Tutto comincia con il vicepresidente Al Gore, a caccia della Casa Bianca 2000 contro il repubblicano G.W. Bush, e un’intervista alla «Cnn», che oggi il presidente Trump chiama «La Falsa Cnn».

Gore dice di aver aiutato, da senatore, «la creazione» di Internet. È vero, i pionieri web Vinton Cerf e Robert Kahn lo confermano, ma di mail in mail parte il tormentone irridente dei primi troll – «Gore inventore del web Ah Ah» – danneggiando il democratico, dipinto dal guru di Bush, Karl Rove, come un insopportabile secchione.  

Alba della politica digitale, ancora non se ne intuivano i confini. Ieri Donald Trump jr, figlio del presidente, ha pubblicato le sue controverse mail con oscuri emissari russi, in aria di servizi segreti Fsb, scommettendo che la pubblicità spenga polemiche e processi. L’avvocato di Bush figlio, Richard Painter, non ha dubbi: «Trump jr è a un passo dall’alto tradimento», il sito Vox non vede invece prossimo l’impeachment, tutti restano con gli occhi aperti: perché email e web son diventati giungla di intrighi e manovre. Altro che Gore, Machiavelli ha inventato il web! 

Quattro anni dopo, Nicco Mele, un volontario annoiato, prova a entrare a un comizio di Howard Dean, candidato ribelle democratico contro la gerarchia del partito, ma il bar è stracolmo e resta fuori. Prova invano a seguire il discorso online, il sito fa schifo. Allora, di tasca propria, compra spot su Google, chi cerca via Gmail o motore di ricerca notizie su Dean, riceve banner con il calendario dei comizi. Successo formidabile, tanto che Google manda a Nicco una salata parcella. Disperato, lui scrive alla campagna di Dean, «Funziona, ma pagate, io non ho un soldo».  

Una mail gli replica asciutta: «Non ci capiamo nulla, vieni qui, lavora per noi». Nicco Mele, oggi docente a Harvard, e la sua interlocutrice mail, Zephyr Teachout, giurista a Fordham University, sono considerati tra i fondatori della politica web, ma pensavano a un uso aperto, non di trame.
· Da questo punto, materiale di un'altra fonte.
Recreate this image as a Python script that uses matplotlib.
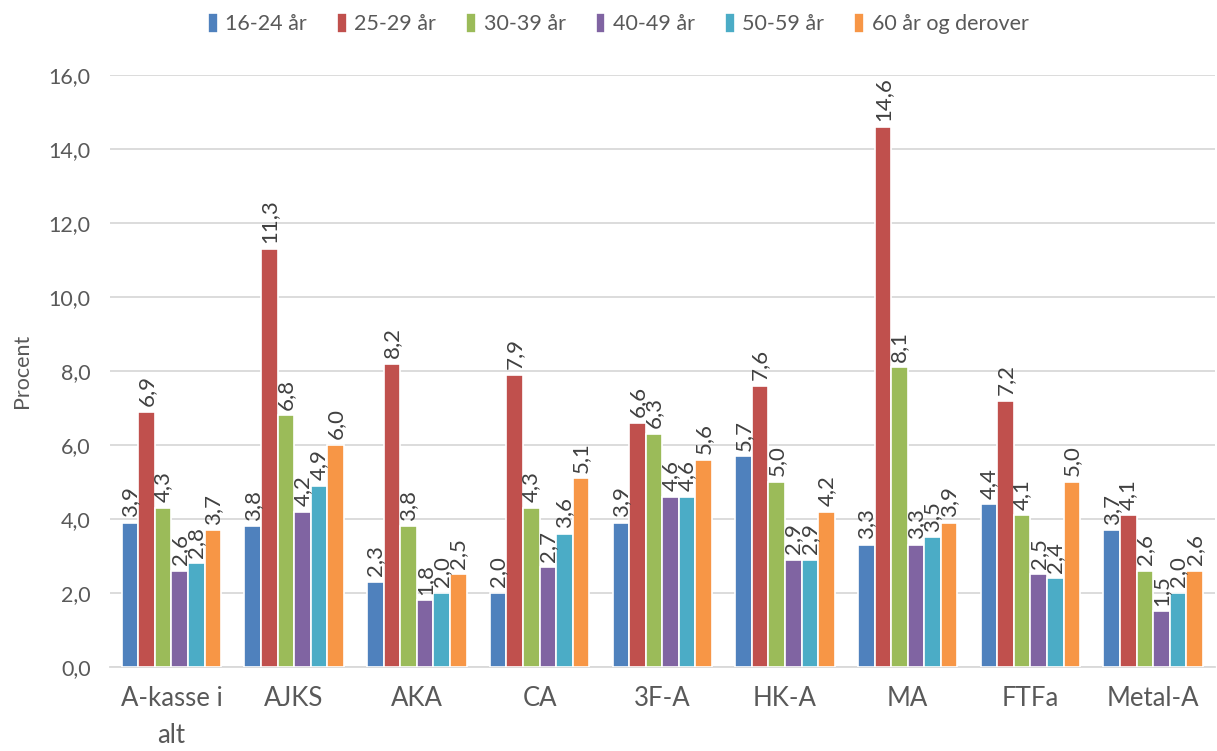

Dean apre la stagione del fund raising via mail, divide gli elettori in tribù per seguirli con messaggi ad hoc. Nascono le due formidabili banche dati, Demzilla, che raccoglie informazioni sui democratici, e Cassaforte, dedicata ai repubblicani. I partiti perdono la voce singola, come al comizio in piazza con il megafono, e diventano capillari: gay, ricchi, cacciatori, casalinghe, sportivi, vegetariani, operai, femministe, snob, ciascuno riceve messaggi individuali, via Facebook o Gmail. 

Il giorno del voto i primi sondaggi assegnano la vittoria a John Kerry (resta celebre la prima pagina del Manifesto con la notizia sbagliata), perché redatti via mail, e sul web i democratici erano più presenti dei repubblicani, come nel 1948 il Chicago Tribune aveva anticipato, sbagliando, la vittoria di Dewey sul presidente Truman, fidandosi di un sondaggio al telefono, ignaro che i repubblicani, abbienti, ne avevano in casa più degli operai democratici. Con Obama il potere di dati, mail, web si fa assoluto, come volantini, ciclostile, radio libere tra 1968 e 1977. Demzilla batte Cassaforte, nel 2008 e 2012, ma i russi, dal laboratorio troll di via Savushkina, San Pietroburgo, imparano che nel web si combatte meglio al buio.  

Le rivelazioni Wikileaks, Assange, Manning e Snowden dipingono la rete da caserma di spioni Nsa, le soffiate sempre a una sola direzione, contro Washington mai Mosca o Pechino, cambiano il digitale in trappola per le democrazie e trincea per i regimi autoritari. Hillary Clinton si vede costretta alla difensiva per aver usato un server mail privato, e non quello del Dipartimento di Stato, da ministro (secondo l’esperto di dati Nate Silver il caso le costerà le elezioni), Demzilla viene violata e le mail di Podesta, capo dello staff, vanno in piazza. Destino amaro, che il generale Petraeus, capo della Cia, condivide, anche le sue incaute mail private all’amante diventano pubbliche. 

Oggi i leader, mandando una mail, sanno di poterla rileggere in prima pagina e homepage. La rete è un’arma, come quella antica del gladiatore reziario al Colosseo, chiunque può finirci dentro. Lo sa il commissario speciale, ex capo Fbi, Robert Mueller. Se non i dolori, almeno le mail del giovane Trump, con altre ancora segrete, scorrono sul suo monitor a Washington. Presto potremmo leggerle anche noi.